Des précisions sur le point de départ du délai pour agir en responsabilité contre un expert-comptable (cinq ans depuis la loi du 17-6-2008 réformant le régime de la prescription, dix ans auparavant) ont été apportées à l'occasion des deux affaires suivantes, où les sociétés clientes de l'expert avaient confié à celui-ci la mission d'établir leurs déclarations fiscales et où, à la suite d'un redressement, elles reprochaient à l'expert un manquement dans l'exécution de cette mission.
1. Dans la première affaire, une cour d'appel avait déclaré l'action prescrite car engagée plus de dix ans après la date de réalisation du dommage qui, selon la cour, correspondait à la date de la notification du redressement adressée à la société.
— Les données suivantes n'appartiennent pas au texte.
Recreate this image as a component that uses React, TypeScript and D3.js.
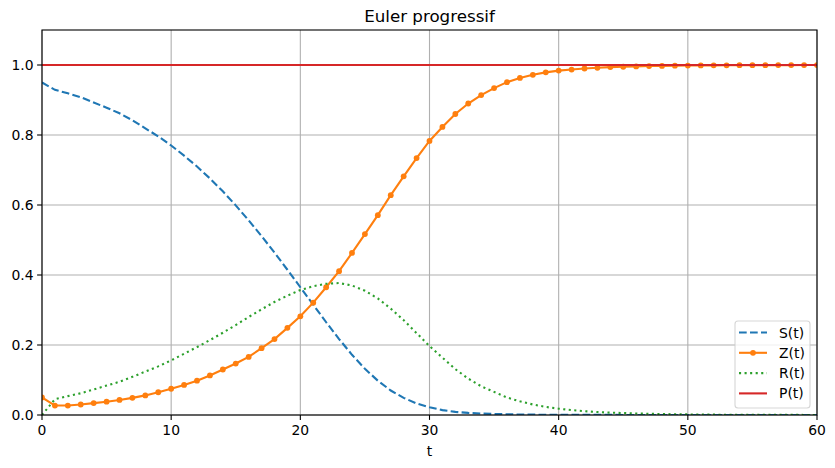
import React from 'react';
import * as d3 from 'd3';

// time steps (Euler, dt = 1)
const T_VALUES: number[] = d3.range(0, 61);

const S_VALUES = [
  0.950, 0.929, 0.919, 0.908, 0.893, 0.878, 0.862, 0.842, 0.819, 0.796,
  0.770, 0.741, 0.710, 0.676, 0.639, 0.599, 0.556, 0.511, 0.464, 0.415,
  0.365, 0.315, 0.265, 0.217, 0.172, 0.132, 0.098, 0.070, 0.049, 0.033,
  0.022, 0.014, 0.009, 0.006, 0.004, 0.003, 0.002, 0.0015, 0.001, 0.0008,
  0.0006, 0.0005, 0.0004, 0.0003, 0.0003, 0.0002, 0.0002, 0.0002, 0.0001, 0.0001,
  0.0001, 0.0001, 0.0001, 0.0001, 0.0001, 0.0, 0.0, 0.0, 0.0, 0.0, 0.0,
];

const Z_VALUES = [
  0.050, 0.027, 0.027, 0.030, 0.034, 0.038, 0.043, 0.049, 0.056, 0.065,
  0.075, 0.086, 0.098, 0.113, 0.130, 0.147, 0.166, 0.191, 0.217, 0.249,
  0.282, 0.321, 0.365, 0.411, 0.463, 0.517, 0.571, 0.628, 0.682, 0.734,
  0.783, 0.823, 0.860, 0.890, 0.914, 0.934, 0.951, 0.963, 0.972, 0.979,
  0.984, 0.987, 0.990, 0.992, 0.994, 0.995, 0.996, 0.997, 0.9975, 0.998,
  0.9985, 0.9988, 0.999, 0.9992, 0.9994, 0.9995, 0.9996, 0.9997, 0.9997, 0.9998, 0.9998,
];

const R_VALUES = [
  0.000, 0.045, 0.054, 0.062, 0.073, 0.084, 0.095, 0.109, 0.124, 0.139,
  0.156, 0.175, 0.194, 0.214, 0.235, 0.257, 0.280, 0.302, 0.323, 0.341,
  0.357, 0.368, 0.375, 0.377, 0.370, 0.355, 0.333, 0.304, 0.271, 0.234,
  0.197, 0.164, 0.131, 0.104, 0.082, 0.066, 0.050, 0.039, 0.030, 0.023,
  0.018, 0.014, 0.011, 0.0085, 0.0067, 0.0055, 0.0043, 0.0034, 0.0027, 0.0021,
  0.0017, 0.0013, 0.0010, 0.0008, 0.0006, 0.0005, 0.0004, 0.0003, 0.0003, 0.0002, 0.0002,
];

const P_VALUES = [
  1, 1, 1, 1, 1, 1, 1, 1, 1, 1, 1, 1, 1, 1, 1, 1, 1, 1, 1, 1,
  1, 1, 1, 1, 1, 1, 1, 1, 1, 1, 1, 1, 1, 1, 1, 1, 1, 1, 1, 1,
  1, 1, 1, 1, 1, 1, 1, 1, 1, 1, 1, 1, 1, 1, 1, 1, 1, 1, 1, 1, 1,
];

const X_TICKS = [0, 10, 20, 30, 40, 50, 60];
const Y_TICKS = [0.0, 0.2, 0.4, 0.6, 0.8, 1.0];

const WIDTH = 835;
const HEIGHT = 468;
const margin = { left: 42, right: 18, top: 30, bottom: 53 };
const FONT = 'DejaVu Sans, sans-serif';

export default function App() {
  const x = d3.scaleLinear().domain([0, 60]).range([margin.left, WIDTH - margin.right]);
  const y = d3.scaleLinear().domain([0, 1.1]).range([HEIGHT - margin.bottom, margin.top]);

  const line = (vals: number[]) =>
    d3.line<number>()
      .x((_, i) => x(T_VALUES[i]))
      .y(d => y(d))(vals) || '';

  // matplotlib '--' and ':' patterns, scaled by linewidth (px)
  const series = [
    { name: 'S(t)', vals: S_VALUES, color: '#1f77b4', dash: '7.7,3.3', marker: false },
    { name: 'Z(t)', vals: Z_VALUES, color: '#ff7f0e', dash: undefined, marker: true },
    { name: 'R(t)', vals: R_VALUES, color: '#2ca02c', dash: '2.1,3.45', marker: false },
    { name: 'P(t)', vals: P_VALUES, color: '#d62728', dash: undefined, marker: false },
  ];

  const [x0, x1] = x.range();
  const [yb, yt] = y.range();

  // legend box
  const lgX = 735, lgY = 321, lgW = 75, lgH = 87;

  return (
    <svg width={WIDTH} height={HEIGHT} style={{ position: 'absolute', left: 0, top: 0, background: '#fff' }}
      fontFamily={FONT}>
      <defs>
        <clipPath id="plot">
          <rect x={x0} y={yt} width={x1 - x0} height={yb - yt} />
        </clipPath>
      </defs>

      {/* grid */}
      {X_TICKS.map(t => (
        <line key={'gx' + t} x1={x(t)} x2={x(t)} y1={yb} y2={yt} stroke="#b0b0b0" strokeWidth={1.1} />
      ))}
      {Y_TICKS.map(t => (
        <line key={'gy' + t} x1={x0} x2={x1} y1={y(t)} y2={y(t)} stroke="#b0b0b0" strokeWidth={1.1} />
      ))}

      {/* curves */}
      <g clipPath="url(#plot)">
        {series.map(s => (
          <g key={s.name}>
            <path d={line(s.vals)} fill="none" stroke={s.color} strokeWidth={2.1} strokeDasharray={s.dash} />
            {s.marker && s.vals.map((v, i) => (
              <circle key={i} cx={x(T_VALUES[i])} cy={y(v)} r={2.9} fill={s.color} />
            ))}
          </g>
        ))}
      </g>

      {/* spines */}
      <rect x={x0} y={yt} width={x1 - x0} height={yb - yt} fill="none" stroke="#000" strokeWidth={1.1} />

      {/* x ticks */}
      {X_TICKS.map(t => (
        <g key={'xt' + t}>
          <line x1={x(t)} x2={x(t)} y1={yb} y2={yb + 4.9} stroke="#000" strokeWidth={1.1} />
          <text x={x(t)} y={yb + 20} textAnchor="middle" fontSize={13.9} fill="#000">{t}</text>
        </g>
      ))}
      {/* y ticks */}
      {Y_TICKS.map(t => (
        <g key={'yt' + t}>
          <line x1={x0 - 4.9} x2={x0} y1={y(t)} y2={y(t)} stroke="#000" strokeWidth={1.1} />
          <text x={x0 - 8.5} y={y(t)} dy="0.36em" textAnchor="end" fontSize={13.9} fill="#000">
            {t.toFixed(1)}
          </text>
        </g>
      ))}

      <text x={(x0 + x1) / 2} y={456} textAnchor="middle" fontSize={13.9} fill="#000">t</text>
      <text x={(x0 + x1) / 2} y={22} textAnchor="middle" fontSize={16.7} fill="#000">Euler progressif</text>

      {/* legend */}
      <rect x={lgX} y={lgY} width={lgW} height={lgH} rx={3} fill="#fff" fillOpacity={0.8}
        stroke="#cccccc" strokeOpacity={0.8} strokeWidth={1.1} />
      {series.map((s, i) => {
        const ly = 332.5 + i * 20.3;
        return (
          <g key={'lg' + s.name}>
            <line x1={739} x2={767} y1={ly} y2={ly} stroke={s.color} strokeWidth={2.1} strokeDasharray={s.dash} />
            {s.marker && <circle cx={753} cy={ly} r={2.9} fill={s.color} />}
            <text x={779} y={ly} dy="0.36em" fontSize={13.9} fill="#000">{s.name}</text>
          </g>
        );
      })}
    </svg>
  );
}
La Cour de cassation censure cet arrêt en rappelant une solution qu'elle avait déjà dégagée (Cass. com. 5-7-2016 n° 14-28.882 F-D : BRDA 17/16 inf. 21) : la notification de redressement est le point de départ d'une procédure contradictoire, à l'issue de laquelle l'administration fiscale peut ne mettre en recouvrement aucune imposition, de sorte que, à la date de cette notification, le dommage de la société consistant dans des impositions supplémentaires mises à sa charge à raison des manquements supposés de l'expert-comptable n'était pas réalisé.
La Cour en déduit que l'action en responsabilité, engagée moins de dix ans après le jugement du tribunal administratif ayant rejeté le recours formé par la société contre la décision de redressement, n'était pas prescrite.
2. Dans la seconde affaire, le redressement fiscal portait sur la TVA à laquelle l'expert-comptable avait estimé que la société n'était pas assujettie. L'expert-comptable faisait valoir que le dommage invoqué s'était manifesté le jour où la société avait reçu l'avis de mise en recouvrement rendant immédiatement exigible cette taxe et que l'action, engagée plus de cinq ans après cet avis, était prescrite.
Cet argument est écarté : la société avait contesté la dette de TVA en introduisant un recours contentieux dont le sort n'a été définitivement connu que le jour où la cour administrative d'appel a rendu l'arrêt rejetant ce recours. L'action ayant été engagée moins de cinq ans après cet arrêt, elle était recevable.
A noter : ces décisions précisent quel événement en l'espèce ne constitue pas le point de départ de la prescription (la notification de redressement dans un cas, l'avis de mise en recouvrement dans l'autre). Il en résulte également que le point de départ, fixé au jour où le dommage est définitivement réalisé, correspond au jour où le recours contentieux de la société a été rejeté.
La question se pose de savoir quelle date retenir lorsque, contrairement aux deux sociétés ci-dessus, le client ne conteste pas le redressement devant le juge administratif. A notre avis, cette date est celle à laquelle expire le délai prévu pour former le recours contentieux car le dommage est alors réalisé, la dette du client à l'égard de l'administration fiscale devenant certaine.